The Story of Raja Janaka: Exceprts from Swami Venkatesananda’s Vashishta’s Yoga

 

In the Yoga Vasishta, Vasishta narrates the story of Janaka’s enlightenment to Rama –

“There is a great monarch whose vision is unlimited, who rules over the Videha territory: he is known as Janaka. To those who seek his aid, he is a cornucopia (horn of plenty). In his very presence, the heart-lotus of his friends blossoms, he is like a sun for them. He is a great benefactor to all good people.One day he went to a pleasure garden where he roamed freely. While he was thus roaming, he heard the inspiring words uttered by certain holy, perfected rishis –

We contemplate that reality in which everything exists, to which everything belongs, from which everything has emerged, which is the cause of everything and which is everything. Alas, people run after other objects, foolishly giving up the Lord who dwells in the cave of one’s own heart. The man whose mind is well-controlled is firmly established in peace. When the heart is thus established in peace, there arises the pure bliss of the self without delay.”

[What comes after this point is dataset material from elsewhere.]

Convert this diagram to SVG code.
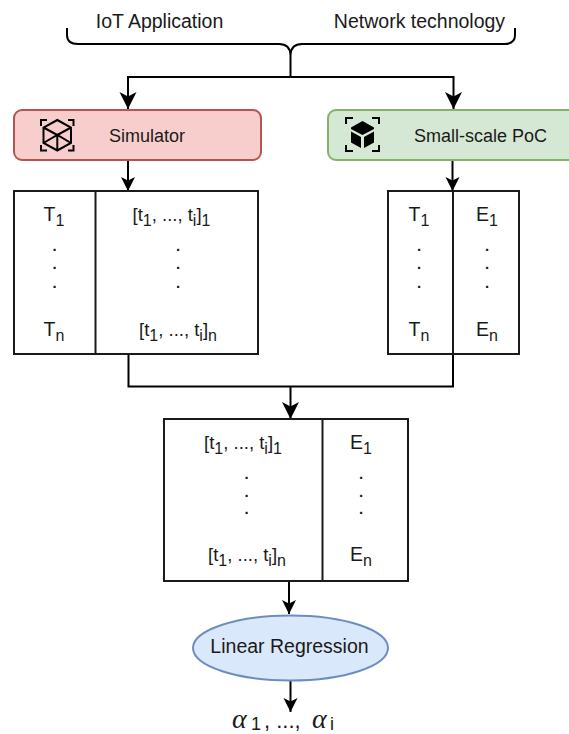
<svg xmlns="http://www.w3.org/2000/svg" width="569" height="734" viewBox="0 0 569 734">
<style>
text{font-family:"Liberation Sans",Arial,sans-serif;fill:#1a1a1a;font-size:18px;text-anchor:middle}
.t{font-size:19.5px}
.m{font-size:18.500px}
.c{fill:none;stroke:#000;stroke-width:2}
.b{fill:#fff;stroke:#1a1a1a;stroke-width:2}
.s{font-size:16px}
.d{font-size:15px;font-weight:bold}
.ico{fill:none;stroke:#000;stroke-width:2}
.g{font-family:"Liberation Serif",serif;font-style:italic;font-size:28px;text-anchor:start}
.o{font-size:22px;text-anchor:start}
.u{font-size:18px}
</style>
<defs>
<marker id="big" markerUnits="userSpaceOnUse" markerWidth="20" markerHeight="20" refX="17" refY="9" orient="auto"><path d="M0 0.5L17 9L0 17.5L4.5 9Z" fill="#000"/></marker>
<marker id="small" markerUnits="userSpaceOnUse" markerWidth="16" markerHeight="16" refX="14" refY="7" orient="auto"><path d="M0 0L14 7L0 14L3.5 7Z" fill="#000"/></marker>
</defs>
<g id="connectors">
<path class="c" d="M67 28V35Q67 44 78 44H279Q290 44 290.500 55Q291 44 302 44H504Q515 44 515 35V28"/>
<path class="c" d="M290.500 55V77"/>
<path class="c" marker-end="url(#big)" d="M290.500 77H128V109"/>
<path class="c" marker-end="url(#big)" d="M290.500 77H453.500V109"/>
<path class="c" marker-end="url(#small)" d="M128 160V191"/>
<path class="c" marker-end="url(#small)" d="M452.500 160V191"/>
<path class="c" d="M128.500 354V386.500H453V354"/>
<path class="c" marker-end="url(#big)" d="M290.500 386.500V419"/>
<path class="c" marker-end="url(#small)" d="M289 581V614"/>
<path class="c" marker-end="url(#small)" d="M290.500 681V712"/>
</g>
<g id="iot-label"><text class="t" x="159.500" y="28">IoT Application</text></g>
<g id="network-label"><text class="t" x="419.500" y="28">Network technology</text></g>
<g id="simulator">
<rect x="14" y="110" width="247" height="50" rx="8" fill="#f8cecc" stroke="#b85450" stroke-width="2"/>
<text x="147" y="142">Simulator</text>
<path class="ico" d="M41 126V120H47M68 120H73.500V126M41 145V150.500H47M68 150.500H73.500V145"/>
<path class="ico" d="M57.300 120L71 127.500V143L57.300 150.500L43.500 143V127.500ZM43.500 127.500L57.300 135L71 127.500M57.300 135V150.500M43.500 143L57.300 135L71 143"/>
</g>
<g id="poc">
<rect x="328" y="110" width="250" height="50" rx="8" fill="#d5e8d4" stroke="#82b366" stroke-width="2"/>
<text x="480.500" y="142">Small-scale PoC</text>
<path class="ico" d="M346 124V118H353M372 118H379V124M346 145V151H353M372 151H379V145"/>
<path d="M362.500 121L374 127.500V129L362.500 135L351 129V127.500ZM351 131.500L361 137V148L351 142.500ZM374 131.500L364 137V148L374 142.500Z" fill="#000"/>
</g>
<g id="table-sim">
<rect class="b" x="14" y="191" width="244" height="163"/>
<path class="c" d="M95.500 191V354" style="stroke:#1a1a1a"/>
<text class="t" x="54" y="220.500">T<tspan class="s" dy="5">1</tspan></text>
<text class="d" x="54.500" y="250.500">.</text><text class="d" x="54.500" y="268.500">.</text><text class="d" x="54.500" y="287.500">.</text>
<text class="t" x="54" y="335.500">T<tspan class="s" dy="5">n</tspan></text>
<text class="m" x="171.500" y="220.500">[t<tspan class="s" dy="5">1</tspan><tspan dy="-5">, ..., t</tspan><tspan class="s" dy="5">i</tspan><tspan dy="-5">]</tspan><tspan class="s" dy="5">1</tspan></text>
<text class="d" x="178" y="250.500">.</text><text class="d" x="178" y="268.500">.</text><text class="d" x="178" y="287.500">.</text>
<text class="m" x="178" y="335.500">[t<tspan class="s" dy="5">1</tspan><tspan dy="-5">, ..., t</tspan><tspan class="s" dy="5">i</tspan><tspan dy="-5">]</tspan><tspan class="s" dy="5">n</tspan></text>
</g>
<g id="table-poc">
<rect class="b" x="388" y="191" width="131" height="163"/>
<path class="c" d="M453 191V354" style="stroke:#1a1a1a"/>
<text class="t" x="419" y="220.500">T<tspan class="s" dy="5">1</tspan></text>
<text class="d" x="419" y="250.500">.</text><text class="d" x="419" y="268.500">.</text><text class="d" x="419" y="287.500">.</text>
<text class="t" x="419" y="335.500">T<tspan class="s" dy="5">n</tspan></text>
<text class="t" x="487" y="220.500">E<tspan class="s" dy="5">1</tspan></text>
<text class="d" x="487" y="250.500">.</text><text class="d" x="487" y="268.500">.</text><text class="d" x="487" y="287.500">.</text>
<text class="t" x="487" y="335.500">E<tspan class="s" dy="5">n</tspan></text>
</g>
<g id="table-merged">
<rect class="b" x="164" y="419" width="244" height="162"/>
<path class="c" d="M322.500 419V581" style="stroke:#1a1a1a"/>
<text class="m" x="243" y="448.500">[t<tspan class="s" dy="5">1</tspan><tspan dy="-5">, ..., t</tspan><tspan class="s" dy="5">i</tspan><tspan dy="-5">]</tspan><tspan class="s" dy="5">1</tspan></text>
<text class="d" x="246.500" y="479">.</text><text class="d" x="246.500" y="497">.</text><text class="d" x="246.500" y="514">.</text>
<text class="m" x="247" y="561">[t<tspan class="s" dy="5">1</tspan><tspan dy="-5">, ..., t</tspan><tspan class="s" dy="5">i</tspan><tspan dy="-5">]</tspan><tspan class="s" dy="5">n</tspan></text>
<text class="t" x="361" y="448.500">E<tspan class="s" dy="5">1</tspan></text>
<text class="d" x="361" y="479">.</text><text class="d" x="361" y="497">.</text><text class="d" x="361" y="514">.</text>
<text class="t" x="361" y="561">E<tspan class="s" dy="5">n</tspan></text>
</g>
<g id="regression">
<ellipse cx="290.500" cy="648" rx="97.500" ry="32.500" fill="#dae8fc" stroke="#6c8ebf" stroke-width="2"/>
<text class="t" x="289.500" y="653">Linear Regression</text>
</g>
<g id="output">
<text class="o" x="232" y="728"><tspan class="g">α</tspan><tspan class="u" x="251" y="730">1</tspan><tspan x="264" y="728">, ..., </tspan><tspan class="g" x="312">α</tspan><tspan class="u" x="330" y="730">i</tspan></text>
</g>
</svg>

Having heard the words of the rishis, King Janaka became terribly depressed. With the utmost expedition, he retraced his steps to the palace. Quickly dismissing all his attendants, he sought the seclusion of his own chamber. In a mood of intense anguish, Janaka said to himself – “Alas! Alas! I am helplessly swinging like a stone in this world of misery. What is the duration of a lifespan in eternity, yet I have developed a love for it! Fie on the mind. This lifespan of mine is but a trivial moment, eternity stretches before and after it. How shall I cherish it now?

Day after day, month after month, year after year, I see happiness comes to me bearing sorrow, and sorrow comes to me again and again!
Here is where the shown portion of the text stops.